TASK DETAILS: Everything in the listing except the pictures should be written out exactly.

GIVEN MATERIAL:
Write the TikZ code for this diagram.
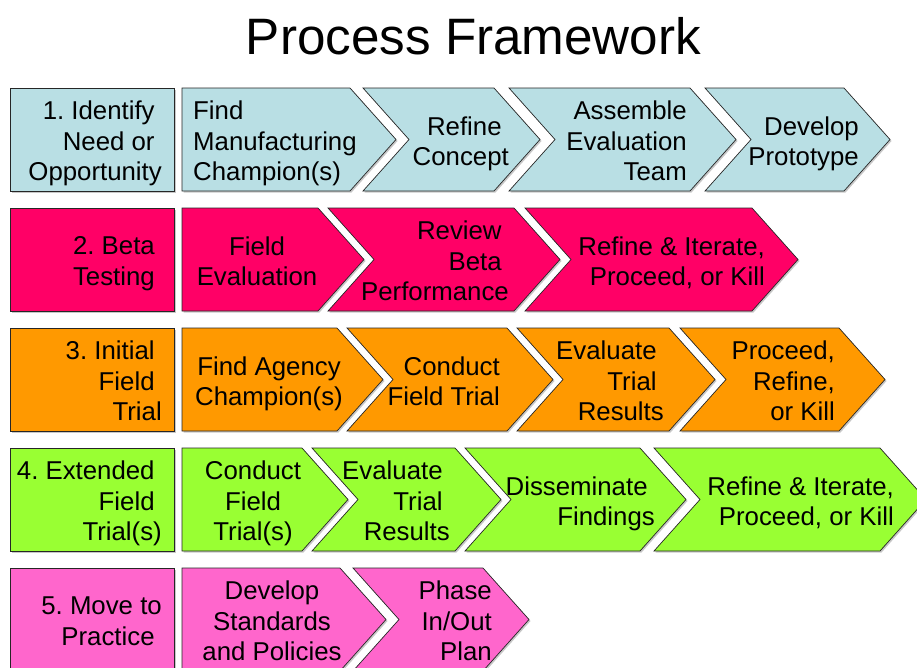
\documentclass[tikz,border=0pt]{standalone}
\usepackage{fontspec}
\setmainfont{Liberation Sans}
\usetikzlibrary{shadows}
\definecolor{idblue}{HTML}{B9DFE4}
\definecolor{betared}{HTML}{FF0066}
\definecolor{trialorange}{HTML}{FF9900}
\definecolor{extgreen}{HTML}{99FF33}
\definecolor{movepink}{HTML}{FF66CC}
\newcommand\tsp{\kern0.278em}
\frenchspacing
\begin{document}
\begin{tikzpicture}[x=1pt,y=-1pt]
			\tikzset{stage/.style={draw=black!85,line width=0.7pt,
					drop shadow={shadow xshift=1.5pt,shadow yshift=-1.5pt,fill=black!22,opacity=1}},
				txt/.style={inner sep=0pt,font=\fontsize{25.8}{30.5}\selectfont,
					execute at begin node=\strut,execute at end node=\strut},
				rtxt/.style={txt,anchor=east,align=right},
				ltxt/.style={txt,anchor=west,align=left},
				ctxt/.style={txt,align=center}}
			\useasboundingbox (0,0) rectangle (917,667);
			\clip (0,0) rectangle (917,667);
			\node[inner sep=0pt,font=\fontsize{51.2}{60}\selectfont] (title) at (473.5,36.5) {Process Framework};
			% 1. identify
			\draw[stage,fill=idblue] (10,88) rectangle (174,191);
			\draw[stage,fill=idblue] (182,88) -- (350,88) -- ++(46,51.5) -- (350,191) -- (182,191) -- cycle;
			\draw[stage,fill=idblue] (363,88) -- (494,88) -- ++(46,51.5) -- (494,191) -- (363,191) -- ++(46,-51.5) -- cycle;
			\draw[stage,fill=idblue] (509,88) -- (690,88) -- ++(46,51.5) -- (690,191) -- (509,191) -- ++(46,-51.5) -- cycle;
			\draw[stage,fill=idblue] (705,88) -- (844,88) -- ++(46,51.5) -- (844,191) -- (705,191) -- ++(46,-51.5) -- cycle;
			\node[rtxt] (ident) at (162,145.5) {1. Identify\tsp\\Need or\tsp\\Opportunity};
			\node[ltxt] (findman) at (193,145.5) {Find\\Manufacturing\\Champion(s)};
			\node[rtxt] (refcon) at (509,145.5) {Refine\tsp\\Concept};
			\node[rtxt] (assemble) at (687,145.5) {Assemble\\Evaluation\\Team};
			\node[rtxt] (proto) at (859,145.5) {Develop\\Prototype};
			% 2. beta
			\draw[stage,fill=betared] (10,208) rectangle (174,311);
			\draw[stage,fill=betared] (182,208) -- (318,208) -- ++(46,51.5) -- (318,311) -- (182,311) -- cycle;
			\draw[stage,fill=betared] (328,208) -- (514,208) -- ++(46,51.5) -- (514,311) -- (328,311) -- ++(46,-51.5) -- cycle;
			\draw[stage,fill=betared] (525,208) -- (752,208) -- ++(46,51.5) -- (752,311) -- (525,311) -- ++(46,-51.5) -- cycle;
			\node[rtxt] (beta) at (155,265.5) {2. Beta\\Testing};
			\node[ctxt] (fieldeval) at (257,265.5) {Field\\Evaluation};
			\node[rtxt] (review) at (509,265.5) {Review\tsp\\Beta\tsp\\Performance};
			\node[rtxt] (iterate) at (765,265.5) {Refine \& Iterate,\\Proceed, or Kill};
			% 3. initial
			\draw[stage,fill=trialorange] (10,328) rectangle (174,431);
			\draw[stage,fill=trialorange] (182,328) -- (337,328) -- ++(46,51.5) -- (337,431) -- (182,431) -- cycle;
			\draw[stage,fill=trialorange] (347,328) -- (507,328) -- ++(46,51.5) -- (507,431) -- (347,431) -- ++(46,-51.5) -- cycle;
			\draw[stage,fill=trialorange] (517,328) -- (669,328) -- ++(46,51.5) -- (669,431) -- (517,431) -- ++(46,-51.5) -- cycle;
			\draw[stage,fill=trialorange] (680,328) -- (839,328) -- ++(46,51.5) -- (839,431) -- (680,431) -- ++(46,-51.5) -- cycle;
			\node[rtxt] (initial) at (162,385.5) {3. Initial\tsp\\Field\tsp\\Trial};
			\node[ctxt] (agency) at (269,385.5) {Find Agency\\Champion(s)};
			\node[rtxt] (conduct) at (500,385.5) {Conduct\\Field Trial};
			\node[rtxt] (evaluate) at (664,385.5) {Evaluate\tsp\\Trial\tsp\\Results};
			\node[rtxt] (proceed) at (835,385.5) {Proceed,\\Refine,\\or Kill};
			% 4. extended
			\draw[stage,fill=extgreen] (10,448) rectangle (174,551);
			\draw[stage,fill=extgreen] (182,448) -- (302,448) -- ++(46,51.5) -- (302,551) -- (182,551) -- cycle;
			\draw[stage,fill=extgreen] (312,448) -- (455,448) -- ++(46,51.5) -- (455,551) -- (312,551) -- ++(46,-51.5) -- cycle;
			\draw[stage,fill=extgreen] (465,448) -- (640,448) -- ++(46,51.5) -- (640,551) -- (465,551) -- ++(46,-51.5) -- cycle;
			\draw[stage,fill=extgreen] (654,448) -- (880,448) -- ++(46,51.5) -- (880,551) -- (654,551) -- ++(46,-51.5) -- cycle;
			\node[rtxt] (extended) at (162,505.5) {4. Extended\tsp\\Field\tsp\\Trial(s)};
			\node[ctxt] (conductx) at (253,505.5) {Conduct\\Field\\Trial(s)};
			\node[rtxt] (evaluatex) at (450,505.5) {Evaluate\tsp\\Trial\tsp\\Results};
			\node[rtxt] (dissem) at (655,505.5) {Disseminate\tsp\\Findings};
			\node[rtxt] (iteratex) at (894,505.5) {Refine \& Iterate,\\Proceed, or Kill};
			% 5. practice
			\draw[stage,fill=movepink] (10,568) rectangle (174,671);
			\draw[stage,fill=movepink] (182,568) -- (340,568) -- ++(46,51.5) -- (340,671) -- (182,671) -- cycle;
			\draw[stage,fill=movepink] (353,568) -- (483,568) -- ++(46,51.5) -- (483,671) -- (353,671) -- ++(46,-51.5) -- cycle;
			\node[rtxt] (practice) at (162,625.5) {5. Move to\\Practice\tsp};
			\node[ctxt] (standards) at (272,625.5) {Develop\\Standards\\and Policies};
			\node[rtxt] (phase) at (492,625.5) {Phase\\In/Out\\Plan};
		\end{tikzpicture}
\end{document}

RESPONSE TO THIS EXERCISE:
Write the TikZ code for this diagram.
\documentclass[tikz,border=0pt]{standalone}
\usepackage{fontspec}
\setmainfont{Liberation Sans}
\usetikzlibrary{shadows}
\definecolor{idblue}{HTML}{B9DFE4}
\definecolor{betared}{HTML}{FF0066}
\definecolor{trialorange}{HTML}{FF9900}
\definecolor{extgreen}{HTML}{99FF33}
\definecolor{movepink}{HTML}{FF66CC}
\newcommand\tsp{\kern0.278em}
\frenchspacing
\begin{document}
\begin{tikzpicture}[x=1pt,y=-1pt]
			\tikzset{stage/.style={draw=black!85,line width=0.7pt,
					drop shadow={shadow xshift=1.5pt,shadow yshift=-1.5pt,fill=black!22,opacity=1}},
				txt/.style={inner sep=0pt,font=\fontsize{25.8}{30.5}\selectfont,
					execute at begin node=\strut,execute at end node=\strut},
				rtxt/.style={txt,anchor=east,align=right},
				ltxt/.style={txt,anchor=west,align=left},
				ctxt/.style={txt,align=center}}
			\useasboundingbox (0,0) rectangle (917,667);
			\clip (0,0) rectangle (917,667);
			\node[inner sep=0pt,font=\fontsize{51.2}{60}\selectfont] (title) at (473.5,36.5) {Process Framework};
			% 1. identify
			\draw[stage,fill=idblue] (10,88) rectangle (174,191);
			\draw[stage,fill=idblue] (182,88) -- (350,88) -- ++(46,51.5) -- (350,191) -- (182,191) -- cycle;
			\draw[stage,fill=idblue] (363,88) -- (494,88) -- ++(46,51.5) -- (494,191) -- (363,191) -- ++(46,-51.5) -- cycle;
			\draw[stage,fill=idblue] (509,88) -- (690,88) -- ++(46,51.5) -- (690,191) -- (509,191) -- ++(46,-51.5) -- cycle;
			\draw[stage,fill=idblue] (705,88) -- (844,88) -- ++(46,51.5) -- (844,191) -- (705,191) -- ++(46,-51.5) -- cycle;
			\node[rtxt] (ident) at (162,145.5) {1. Identify\tsp\\Need or\tsp\\Opportunity};
			\node[ltxt] (findman) at (193,145.5) {Find\\Manufacturing\\Champion(s)};
			\node[rtxt] (refcon) at (509,145.5) {Refine\tsp\\Concept};
			\node[rtxt] (assemble) at (687,145.5) {Assemble\\Evaluation\\Team};
			\node[rtxt] (proto) at (859,145.5) {Develop\\Prototype};
			% 2. beta
			\draw[stage,fill=betared] (10,208) rectangle (174,311);
			\draw[stage,fill=betared] (182,208) -- (318,208) -- ++(46,51.5) -- (318,311) -- (182,311) -- cycle;
			\draw[stage,fill=betared] (328,208) -- (514,208) -- ++(46,51.5) -- (514,311) -- (328,311) -- ++(46,-51.5) -- cycle;
			\draw[stage,fill=betared] (525,208) -- (752,208) -- ++(46,51.5) -- (752,311) -- (525,311) -- ++(46,-51.5) -- cycle;
			\node[rtxt] (beta) at (155,265.5) {2. Beta\\Testing};
			\node[ctxt] (fieldeval) at (257,265.5) {Field\\Evaluation};
			\node[rtxt] (review) at (509,265.5) {Review\tsp\\Beta\tsp\\Performance};
			\node[rtxt] (iterate) at (765,265.5) {Refine \& Iterate,\\Proceed, or Kill};
			% 3. initial
			\draw[stage,fill=trialorange] (10,328) rectangle (174,431);
			\draw[stage,fill=trialorange] (182,328) -- (337,328) -- ++(46,51.5) -- (337,431) -- (182,431) -- cycle;
			\draw[stage,fill=trialorange] (347,328) -- (507,328) -- ++(46,51.5) -- (507,431) -- (347,431) -- ++(46,-51.5) -- cycle;
			\draw[stage,fill=trialorange] (517,328) -- (669,328) -- ++(46,51.5) -- (669,431) -- (517,431) -- ++(46,-51.5) -- cycle;
			\draw[stage,fill=trialorange] (680,328) -- (839,328) -- ++(46,51.5) -- (839,431) -- (680,431) -- ++(46,-51.5) -- cycle;
			\node[rtxt] (initial) at (162,385.5) {3. Initial\tsp\\Field\tsp\\Trial};
			\node[ctxt] (agency) at (269,385.5) {Find Agency\\Champion(s)};
			\node[rtxt] (conduct) at (500,385.5) {Conduct\\Field Trial};
			\node[rtxt] (evaluate) at (664,385.5) {Evaluate\tsp\\Trial\tsp\\Results};
			\node[rtxt] (proceed) at (835,385.5) {Proceed,\\Refine,\\or Kill};
			% 4. extended
			\draw[stage,fill=extgreen] (10,448) rectangle (174,551);
			\draw[stage,fill=extgreen] (182,448) -- (302,448) -- ++(46,51.5) -- (302,551) -- (182,551) -- cycle;
			\draw[stage,fill=extgreen] (312,448) -- (455,448) -- ++(46,51.5) -- (455,551) -- (312,551) -- ++(46,-51.5) -- cycle;
			\draw[stage,fill=extgreen] (465,448) -- (640,448) -- ++(46,51.5) -- (640,551) -- (465,551) -- ++(46,-51.5) -- cycle;
			\draw[stage,fill=extgreen] (654,448) -- (880,448) -- ++(46,51.5) -- (880,551) -- (654,551) -- ++(46,-51.5) -- cycle;
			\node[rtxt] (extended) at (162,505.5) {4. Extended\tsp\\Field\tsp\\Trial(s)};
			\node[ctxt] (conductx) at (253,505.5) {Conduct\\Field\\Trial(s)};
			\node[rtxt] (evaluatex) at (450,505.5) {Evaluate\tsp\\Trial\tsp\\Results};
			\node[rtxt] (dissem) at (655,505.5) {Disseminate\tsp\\Findings};
			\node[rtxt] (iteratex) at (894,505.5) {Refine \& Iterate,\\Proceed, or Kill};
			% 5. practice
			\draw[stage,fill=movepink] (10,568) rectangle (174,671);
			\draw[stage,fill=movepink] (182,568) -- (340,568) -- ++(46,51.5) -- (340,671) -- (182,671) -- cycle;
			\draw[stage,fill=movepink] (353,568) -- (483,568) -- ++(46,51.5) -- (483,671) -- (353,671) -- ++(46,-51.5) -- cycle;
			\node[rtxt] (practice) at (162,625.5) {5. Move to\\Practice\tsp};
			\node[ctxt] (standards) at (272,625.5) {Develop\\Standards\\and Policies};
			\node[rtxt] (phase) at (492,625.5) {Phase\\In/Out\\Plan};
		\end{tikzpicture}
\end{document}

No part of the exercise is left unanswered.